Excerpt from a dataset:

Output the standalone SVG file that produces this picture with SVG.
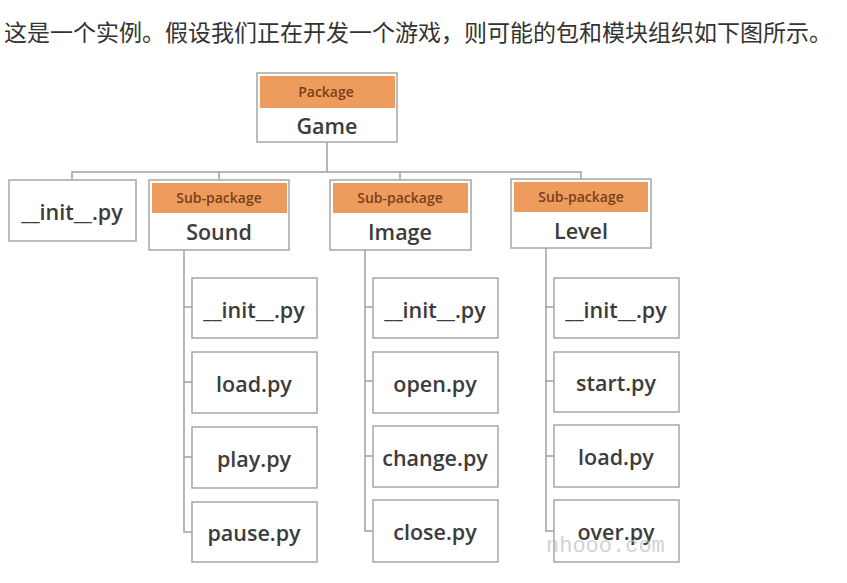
<svg xmlns="http://www.w3.org/2000/svg" width="847" height="583" viewBox="0 0 847 583">
<style>
.box{fill:#ffffff;stroke:#a6a6a6;stroke-width:1.5}
.hdr{fill:#ee9c5e}
.lbl{font-family:"Open Sans","Liberation Sans",sans-serif;font-weight:600;font-size:21.5px;fill:#3c3c3c;text-anchor:middle}
.tag{font-family:"Open Sans","Liberation Sans",sans-serif;font-weight:600;font-size:14px;fill:#7a3f18;text-anchor:middle}
.con{fill:none;stroke:#a0a0a0;stroke-width:1.5}
</style>
<rect width="847" height="583" fill="#ffffff"/>
<text x="4" y="41" font-family="'Noto Sans CJK SC',sans-serif" font-size="23" fill="#333333">这是一个实例。假设我们正在开发一个游戏，则可能的包和模块组织如下图所示。</text>

<g id="connectors">
<path class="con" d="M327,142 V172 M72,180 V172 H581 V180 M219,172 V180 M400,172 V180"/>
<path class="con" d="M184,250 V532 H192 M184,307 H192 M184,382 H192 M184,457 H192"/>
<path class="con" d="M365,250 V531 H373 M365,307 H373 M365,381 H373 M365,456 H373"/>
<path class="con" d="M546,248 V531 H554 M546,307 H554 M546,381 H554 M546,456 H554"/>
</g>

<g id="game"><rect class="box" x="257" y="73" width="140" height="69"/><rect class="hdr" x="260" y="76" width="135" height="32"/><text class="tag" x="326" y="97">Package</text><text class="lbl" x="327" y="134">Game</text></g>
<g id="init-top"><rect class="box" x="9" y="180" width="127" height="61"/><text class="lbl" x="72" y="220">__init__.py</text></g>
<g id="sound"><rect class="box" x="149" y="180" width="140" height="70"/><rect class="hdr" x="152" y="183" width="135" height="30"/><text class="tag" x="219" y="203">Sub-package</text><text class="lbl" x="219" y="240">Sound</text></g>
<g id="image"><rect class="box" x="330" y="180" width="141" height="70"/><rect class="hdr" x="333" y="183" width="135" height="30"/><text class="tag" x="400" y="203">Sub-package</text><text class="lbl" x="400" y="240">Image</text></g>
<g id="level"><rect class="box" x="511" y="179" width="140" height="69"/><rect class="hdr" x="514" y="182" width="134" height="30"/><text class="tag" x="581" y="202">Sub-package</text><text class="lbl" x="581" y="239">Level</text></g>

<g id="sound-init"><rect class="box" x="192" y="278" width="125" height="60"/><text class="lbl" x="254" y="318">__init__.py</text></g>
<g id="sound-load"><rect class="box" x="192" y="352" width="125" height="61"/><text class="lbl" x="254" y="392">load.py</text></g>
<g id="sound-play"><rect class="box" x="192" y="427" width="125" height="61"/><text class="lbl" x="254" y="467">play.py</text></g>
<g id="sound-pause"><rect class="box" x="192" y="502" width="125" height="60"/><text class="lbl" x="254" y="541">pause.py</text></g>

<g id="image-init"><rect class="box" x="373" y="278" width="125" height="60"/><text class="lbl" x="435" y="318">__init__.py</text></g>
<g id="image-open"><rect class="box" x="373" y="352" width="125" height="61"/><text class="lbl" x="435" y="392">open.py</text></g>
<g id="image-change"><rect class="box" x="373" y="426" width="125" height="61"/><text class="lbl" x="435" y="466">change.py</text></g>
<g id="image-close"><rect class="box" x="373" y="500" width="125" height="62"/><text class="lbl" x="435" y="540">close.py</text></g>

<g id="level-init"><rect class="box" x="554" y="278" width="125" height="60"/><text class="lbl" x="616" y="318">__init__.py</text></g>
<g id="level-start"><rect class="box" x="554" y="352" width="125" height="60"/><text class="lbl" x="616" y="391">start.py</text></g>
<g id="level-load"><rect class="box" x="554" y="425" width="125" height="62"/><text class="lbl" x="616" y="465">load.py</text></g>
<g id="level-over"><rect class="box" x="554" y="500" width="125" height="62"/><text class="lbl" x="616" y="540">over.py</text></g>

<text x="546" y="552" font-family="'Liberation Mono',monospace" font-size="22" fill="#c4c4c4" fill-opacity="0.75">nhooo.com</text>
</svg>
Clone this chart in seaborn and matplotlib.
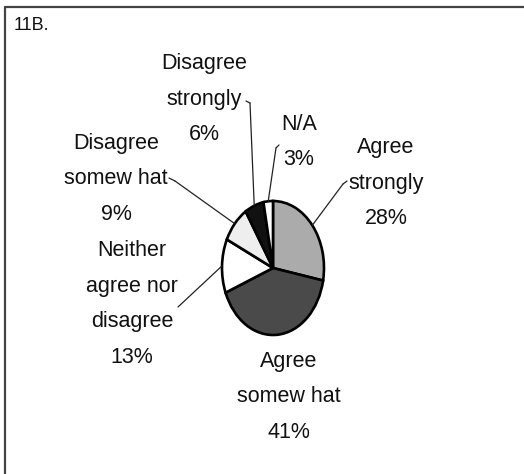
import numpy as np
import matplotlib
matplotlib.use("Agg")
import matplotlib.pyplot as plt
import seaborn as sns
from matplotlib.lines import Line2D

# data
categories = ["Agree\nstrongly", "Agree\nsomew hat", "Neither\nagree nor\ndisagree",
              "Disagree\nsomew hat", "Disagree\nstrongly", "N/A"]
percent = [28, 41, 13, 9, 6, 3]
slice_colors = ["#ababab", "#4a4a4a", "#ffffff", "#eeeeee", "#111111", "#ffffff"]
panel_label = "11B."

W, H = 524, 474
sns.set_theme(style="white")
plt.rcParams['font.family'] = ['Liberation Sans Narrow', 'Liberation Sans', 'DejaVu Sans']

fig = plt.figure(figsize=(W / 100, H / 100), dpi=100)
fig.patch.set_facecolor("white")

def fx(x):
    return x / W

def fy(y):
    return 1 - y / H

# pie is drawn squashed (taller than wide) like the original
ax = fig.add_axes([fx(222), fy(335), 102 / W, 134 / H])
wedges, _ = ax.pie(percent, colors=slice_colors, startangle=90, counterclock=False,
                   wedgeprops=dict(edgecolor="black", linewidth=1.9))
for w in wedges:
    w.set_clip_on(False)
ax.set_aspect("auto")
ax.set_xlim(-1, 1)
ax.set_ylim(-1, 1)
ax.axis("off")

# label layout (pixel positions of each text block, leader starts, small hooks)
label_pos = {0: (386, 183), 1: (289, 397), 2: (132, 304), 3: (116, 179), 4: (204, 99), 5: (299, 142)}
leader_start = {0: (343, 184), 2: (178, 307), 3: (175, 181), 4: (250, 103), 5: (276, 148)}
hook_end = {0: (347, 181), 3: (169, 178), 4: (246, 101), 5: (279, 145)}

txt_color = "#111111"
for i, (cat, p) in enumerate(zip(categories, percent)):
    x, y = label_pos[i]
    fig.text(fx(x), fy(y), f"{cat}\n{p}%", ha="center", va="center", multialignment="center",
             fontsize=15.5, linespacing=1.9, color=txt_color)
    if i in leader_start:
        w = wedges[i]
        mid = np.deg2rad((w.theta1 + w.theta2) / 2)
        sx, sy = leader_start[i]
        ax.annotate("", xy=(np.cos(mid), np.sin(mid)), xycoords="data",
                    xytext=(sx, H - sy), textcoords="figure pixels",
                    arrowprops=dict(arrowstyle="-", color="#222222", lw=0.9, shrinkA=0, shrinkB=0))
    if i in hook_end:
        hx, hy = hook_end[i]
        fig.add_artist(Line2D([fx(sx), fx(hx)], [fy(sy), fy(hy)], transform=fig.transFigure,
                              color="#222222", lw=0.9))

fig.text(fx(14), fy(25), panel_label, ha="left", va="center", fontsize=13, color=txt_color)

# scanned frame: only top and left edges are visible
fig.add_artist(Line2D([fx(5), 1], [fy(6.5), fy(6.5)], transform=fig.transFigure, color="#444444", lw=1.6))
fig.add_artist(Line2D([fx(5), fx(5)], [fy(6.5), 0], transform=fig.transFigure, color="#444444", lw=1.6))

fig.savefig("out.png", dpi=100)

- WRITTEN EXERCISE:
Print all entries exactly. The images do not belong in the copy.

- RESULT OF THIS EXERCISE:
Output the standalone SVG file that produces this picture with SVG.
<svg xmlns="http://www.w3.org/2000/svg" width="847" height="583" viewBox="0 0 847 583">
<style>
.box{fill:#ffffff;stroke:#a6a6a6;stroke-width:1.5}
.hdr{fill:#ee9c5e}
.lbl{font-family:"Open Sans","Liberation Sans",sans-serif;font-weight:600;font-size:21.5px;fill:#3c3c3c;text-anchor:middle}
.tag{font-family:"Open Sans","Liberation Sans",sans-serif;font-weight:600;font-size:14px;fill:#7a3f18;text-anchor:middle}
.con{fill:none;stroke:#a0a0a0;stroke-width:1.5}
</style>
<rect width="847" height="583" fill="#ffffff"/>
<text x="4" y="41" font-family="'Noto Sans CJK SC',sans-serif" font-size="23" fill="#333333">这是一个实例。假设我们正在开发一个游戏，则可能的包和模块组织如下图所示。</text>

<g id="connectors">
<path class="con" d="M327,142 V172 M72,180 V172 H581 V180 M219,172 V180 M400,172 V180"/>
<path class="con" d="M184,250 V532 H192 M184,307 H192 M184,382 H192 M184,457 H192"/>
<path class="con" d="M365,250 V531 H373 M365,307 H373 M365,381 H373 M365,456 H373"/>
<path class="con" d="M546,248 V531 H554 M546,307 H554 M546,381 H554 M546,456 H554"/>
</g>

<g id="game"><rect class="box" x="257" y="73" width="140" height="69"/><rect class="hdr" x="260" y="76" width="135" height="32"/><text class="tag" x="326" y="97">Package</text><text class="lbl" x="327" y="134">Game</text></g>
<g id="init-top"><rect class="box" x="9" y="180" width="127" height="61"/><text class="lbl" x="72" y="220">__init__.py</text></g>
<g id="sound"><rect class="box" x="149" y="180" width="140" height="70"/><rect class="hdr" x="152" y="183" width="135" height="30"/><text class="tag" x="219" y="203">Sub-package</text><text class="lbl" x="219" y="240">Sound</text></g>
<g id="image"><rect class="box" x="330" y="180" width="141" height="70"/><rect class="hdr" x="333" y="183" width="135" height="30"/><text class="tag" x="400" y="203">Sub-package</text><text class="lbl" x="400" y="240">Image</text></g>
<g id="level"><rect class="box" x="511" y="179" width="140" height="69"/><rect class="hdr" x="514" y="182" width="134" height="30"/><text class="tag" x="581" y="202">Sub-package</text><text class="lbl" x="581" y="239">Level</text></g>

<g id="sound-init"><rect class="box" x="192" y="278" width="125" height="60"/><text class="lbl" x="254" y="318">__init__.py</text></g>
<g id="sound-load"><rect class="box" x="192" y="352" width="125" height="61"/><text class="lbl" x="254" y="392">load.py</text></g>
<g id="sound-play"><rect class="box" x="192" y="427" width="125" height="61"/><text class="lbl" x="254" y="467">play.py</text></g>
<g id="sound-pause"><rect class="box" x="192" y="502" width="125" height="60"/><text class="lbl" x="254" y="541">pause.py</text></g>

<g id="image-init"><rect class="box" x="373" y="278" width="125" height="60"/><text class="lbl" x="435" y="318">__init__.py</text></g>
<g id="image-open"><rect class="box" x="373" y="352" width="125" height="61"/><text class="lbl" x="435" y="392">open.py</text></g>
<g id="image-change"><rect class="box" x="373" y="426" width="125" height="61"/><text class="lbl" x="435" y="466">change.py</text></g>
<g id="image-close"><rect class="box" x="373" y="500" width="125" height="62"/><text class="lbl" x="435" y="540">close.py</text></g>

<g id="level-init"><rect class="box" x="554" y="278" width="125" height="60"/><text class="lbl" x="616" y="318">__init__.py</text></g>
<g id="level-start"><rect class="box" x="554" y="352" width="125" height="60"/><text class="lbl" x="616" y="391">start.py</text></g>
<g id="level-load"><rect class="box" x="554" y="425" width="125" height="62"/><text class="lbl" x="616" y="465">load.py</text></g>
<g id="level-over"><rect class="box" x="554" y="500" width="125" height="62"/><text class="lbl" x="616" y="540">over.py</text></g>

<text x="546" y="552" font-family="'Liberation Mono',monospace" font-size="22" fill="#c4c4c4" fill-opacity="0.75">nhooo.com</text>
</svg>
Clone this chart in seaborn and matplotlib.
import numpy as np
import matplotlib
matplotlib.use("Agg")
import matplotlib.pyplot as plt
import seaborn as sns
from matplotlib.lines import Line2D

# data
categories = ["Agree\nstrongly", "Agree\nsomew hat", "Neither\nagree nor\ndisagree",
              "Disagree\nsomew hat", "Disagree\nstrongly", "N/A"]
percent = [28, 41, 13, 9, 6, 3]
slice_colors = ["#ababab", "#4a4a4a", "#ffffff", "#eeeeee", "#111111", "#ffffff"]
panel_label = "11B."

W, H = 524, 474
sns.set_theme(style="white")
plt.rcParams['font.family'] = ['Liberation Sans Narrow', 'Liberation Sans', 'DejaVu Sans']

fig = plt.figure(figsize=(W / 100, H / 100), dpi=100)
fig.patch.set_facecolor("white")

def fx(x):
    return x / W

def fy(y):
    return 1 - y / H

# pie is drawn squashed (taller than wide) like the original
ax = fig.add_axes([fx(222), fy(335), 102 / W, 134 / H])
wedges, _ = ax.pie(percent, colors=slice_colors, startangle=90, counterclock=False,
                   wedgeprops=dict(edgecolor="black", linewidth=1.9))
for w in wedges:
    w.set_clip_on(False)
ax.set_aspect("auto")
ax.set_xlim(-1, 1)
ax.set_ylim(-1, 1)
ax.axis("off")

# label layout (pixel positions of each text block, leader starts, small hooks)
label_pos = {0: (386, 183), 1: (289, 397), 2: (132, 304), 3: (116, 179), 4: (204, 99), 5: (299, 142)}
leader_start = {0: (343, 184), 2: (178, 307), 3: (175, 181), 4: (250, 103), 5: (276, 148)}
hook_end = {0: (347, 181), 3: (169, 178), 4: (246, 101), 5: (279, 145)}

txt_color = "#111111"
for i, (cat, p) in enumerate(zip(categories, percent)):
    x, y = label_pos[i]
    fig.text(fx(x), fy(y), f"{cat}\n{p}%", ha="center", va="center", multialignment="center",
             fontsize=15.5, linespacing=1.9, color=txt_color)
    if i in leader_start:
        w = wedges[i]
        mid = np.deg2rad((w.theta1 + w.theta2) / 2)
        sx, sy = leader_start[i]
        ax.annotate("", xy=(np.cos(mid), np.sin(mid)), xycoords="data",
                    xytext=(sx, H - sy), textcoords="figure pixels",
                    arrowprops=dict(arrowstyle="-", color="#222222", lw=0.9, shrinkA=0, shrinkB=0))
    if i in hook_end:
        hx, hy = hook_end[i]
        fig.add_artist(Line2D([fx(sx), fx(hx)], [fy(sy), fy(hy)], transform=fig.transFigure,
                              color="#222222", lw=0.9))

fig.text(fx(14), fy(25), panel_label, ha="left", va="center", fontsize=13, color=txt_color)

# scanned frame: only top and left edges are visible
fig.add_artist(Line2D([fx(5), 1], [fy(6.5), fy(6.5)], transform=fig.transFigure, color="#444444", lw=1.6))
fig.add_artist(Line2D([fx(5), fx(5)], [fy(6.5), 0], transform=fig.transFigure, color="#444444", lw=1.6))

fig.savefig("out.png", dpi=100)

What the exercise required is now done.